RECORDS FOR THIS TASK ▸
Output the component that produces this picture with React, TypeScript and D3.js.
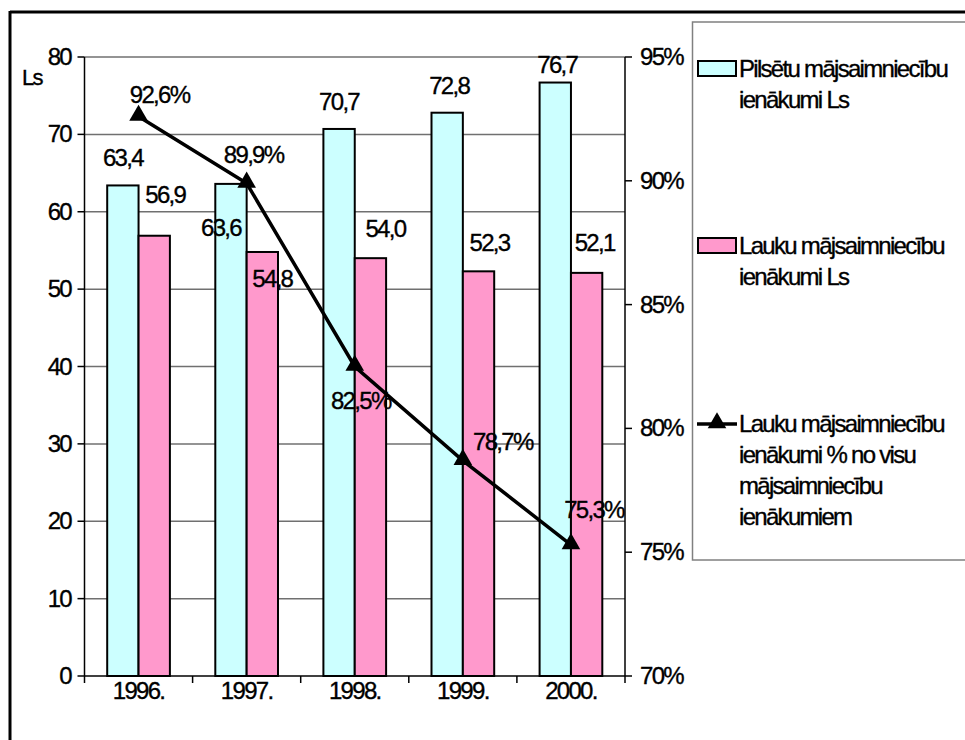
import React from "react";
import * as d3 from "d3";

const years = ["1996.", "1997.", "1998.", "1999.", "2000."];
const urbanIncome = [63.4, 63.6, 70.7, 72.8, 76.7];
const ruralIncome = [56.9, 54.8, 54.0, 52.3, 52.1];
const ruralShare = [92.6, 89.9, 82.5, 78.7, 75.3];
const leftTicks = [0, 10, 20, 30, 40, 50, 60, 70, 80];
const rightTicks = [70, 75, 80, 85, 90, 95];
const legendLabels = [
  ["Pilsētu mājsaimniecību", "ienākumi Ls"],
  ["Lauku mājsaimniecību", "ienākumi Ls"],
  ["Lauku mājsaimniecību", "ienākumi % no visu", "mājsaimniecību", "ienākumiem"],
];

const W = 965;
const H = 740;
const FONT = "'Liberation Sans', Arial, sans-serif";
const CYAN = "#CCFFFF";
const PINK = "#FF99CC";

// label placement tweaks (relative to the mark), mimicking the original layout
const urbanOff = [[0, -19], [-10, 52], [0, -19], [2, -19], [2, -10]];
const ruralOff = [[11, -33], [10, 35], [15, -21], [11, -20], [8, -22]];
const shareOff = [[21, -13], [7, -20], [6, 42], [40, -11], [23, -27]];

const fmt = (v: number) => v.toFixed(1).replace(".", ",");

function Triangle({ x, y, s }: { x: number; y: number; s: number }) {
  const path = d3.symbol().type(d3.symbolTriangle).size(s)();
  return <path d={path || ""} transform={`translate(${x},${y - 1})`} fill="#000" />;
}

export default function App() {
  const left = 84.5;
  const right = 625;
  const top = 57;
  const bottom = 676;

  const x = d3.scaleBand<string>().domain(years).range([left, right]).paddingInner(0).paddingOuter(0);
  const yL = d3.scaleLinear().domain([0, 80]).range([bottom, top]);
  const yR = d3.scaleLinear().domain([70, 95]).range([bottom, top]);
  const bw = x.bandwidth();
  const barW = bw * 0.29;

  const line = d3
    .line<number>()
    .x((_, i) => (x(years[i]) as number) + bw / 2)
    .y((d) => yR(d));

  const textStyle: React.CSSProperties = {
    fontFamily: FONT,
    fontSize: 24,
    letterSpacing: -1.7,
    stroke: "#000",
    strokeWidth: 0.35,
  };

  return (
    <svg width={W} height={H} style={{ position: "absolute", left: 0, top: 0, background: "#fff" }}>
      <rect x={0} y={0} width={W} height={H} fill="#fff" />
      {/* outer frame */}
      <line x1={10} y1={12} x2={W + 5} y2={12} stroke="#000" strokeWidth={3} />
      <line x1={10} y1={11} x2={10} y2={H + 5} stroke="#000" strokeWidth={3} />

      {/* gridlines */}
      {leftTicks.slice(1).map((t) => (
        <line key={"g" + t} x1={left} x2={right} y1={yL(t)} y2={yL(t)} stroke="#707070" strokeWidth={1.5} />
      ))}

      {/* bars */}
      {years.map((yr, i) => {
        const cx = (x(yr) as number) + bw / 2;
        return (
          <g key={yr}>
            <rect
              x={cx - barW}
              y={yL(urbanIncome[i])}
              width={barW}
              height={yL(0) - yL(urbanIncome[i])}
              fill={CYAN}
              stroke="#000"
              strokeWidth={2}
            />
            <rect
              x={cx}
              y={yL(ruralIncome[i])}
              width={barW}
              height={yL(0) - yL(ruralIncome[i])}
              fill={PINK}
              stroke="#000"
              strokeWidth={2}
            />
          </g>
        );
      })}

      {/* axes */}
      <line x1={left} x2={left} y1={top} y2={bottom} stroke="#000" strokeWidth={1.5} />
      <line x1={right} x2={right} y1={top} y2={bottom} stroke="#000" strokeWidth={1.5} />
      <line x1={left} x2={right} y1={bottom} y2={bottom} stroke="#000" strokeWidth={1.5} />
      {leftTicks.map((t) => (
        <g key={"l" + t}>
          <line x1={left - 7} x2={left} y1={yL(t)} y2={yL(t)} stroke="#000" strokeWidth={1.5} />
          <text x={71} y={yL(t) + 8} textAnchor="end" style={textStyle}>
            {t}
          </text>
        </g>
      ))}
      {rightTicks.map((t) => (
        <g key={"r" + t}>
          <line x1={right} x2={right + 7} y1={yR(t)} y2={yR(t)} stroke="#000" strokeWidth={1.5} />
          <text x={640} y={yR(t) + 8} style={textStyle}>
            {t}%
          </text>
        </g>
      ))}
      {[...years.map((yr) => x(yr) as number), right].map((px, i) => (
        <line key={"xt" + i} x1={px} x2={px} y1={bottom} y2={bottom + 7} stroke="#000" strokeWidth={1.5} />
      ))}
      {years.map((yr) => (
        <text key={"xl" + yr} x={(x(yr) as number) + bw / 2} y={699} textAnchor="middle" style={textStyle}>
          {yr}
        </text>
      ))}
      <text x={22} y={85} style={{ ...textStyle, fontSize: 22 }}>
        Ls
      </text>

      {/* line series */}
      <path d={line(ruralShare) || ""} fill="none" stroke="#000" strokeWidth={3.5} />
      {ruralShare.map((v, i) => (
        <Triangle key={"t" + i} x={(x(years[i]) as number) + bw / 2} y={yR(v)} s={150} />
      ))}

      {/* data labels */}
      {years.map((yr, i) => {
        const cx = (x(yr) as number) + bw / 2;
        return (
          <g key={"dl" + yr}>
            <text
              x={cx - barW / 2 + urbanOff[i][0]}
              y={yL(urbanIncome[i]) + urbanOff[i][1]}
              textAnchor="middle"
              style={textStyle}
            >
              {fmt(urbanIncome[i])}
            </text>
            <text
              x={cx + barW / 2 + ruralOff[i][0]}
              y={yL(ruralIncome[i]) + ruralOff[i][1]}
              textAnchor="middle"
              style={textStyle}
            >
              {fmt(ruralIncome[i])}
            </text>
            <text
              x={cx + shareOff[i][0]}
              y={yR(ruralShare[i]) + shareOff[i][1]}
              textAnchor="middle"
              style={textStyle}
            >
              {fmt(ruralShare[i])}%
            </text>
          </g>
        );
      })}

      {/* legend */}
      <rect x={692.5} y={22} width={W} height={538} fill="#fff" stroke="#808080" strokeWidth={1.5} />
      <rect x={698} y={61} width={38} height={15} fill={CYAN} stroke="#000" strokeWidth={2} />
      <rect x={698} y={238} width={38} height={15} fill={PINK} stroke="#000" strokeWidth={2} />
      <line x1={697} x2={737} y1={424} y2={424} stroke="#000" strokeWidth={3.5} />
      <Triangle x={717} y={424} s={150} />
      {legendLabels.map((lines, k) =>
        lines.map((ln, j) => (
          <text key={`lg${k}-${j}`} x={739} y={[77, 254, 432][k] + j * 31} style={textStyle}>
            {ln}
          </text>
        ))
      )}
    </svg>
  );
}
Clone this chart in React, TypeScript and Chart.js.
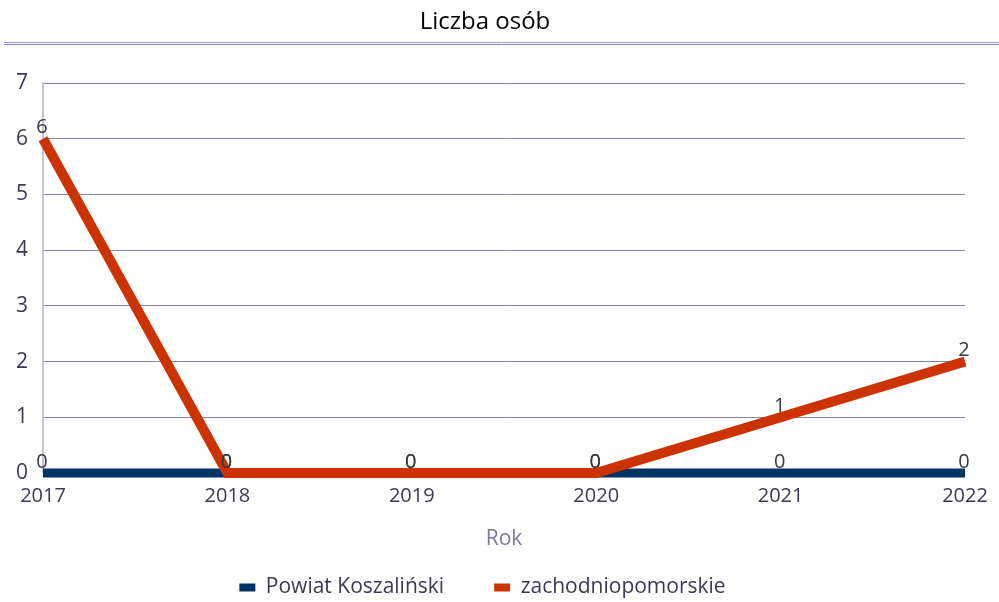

WHAT THIS TASK INVOLVES ▸
Scan the listing above for the word "TypeScript" and copy every line that holds it.

PROBLEM SOLUTION ▸
Output the component that produces this picture with React, TypeScript and D3.js.
Clone this chart in React, TypeScript and Chart.js.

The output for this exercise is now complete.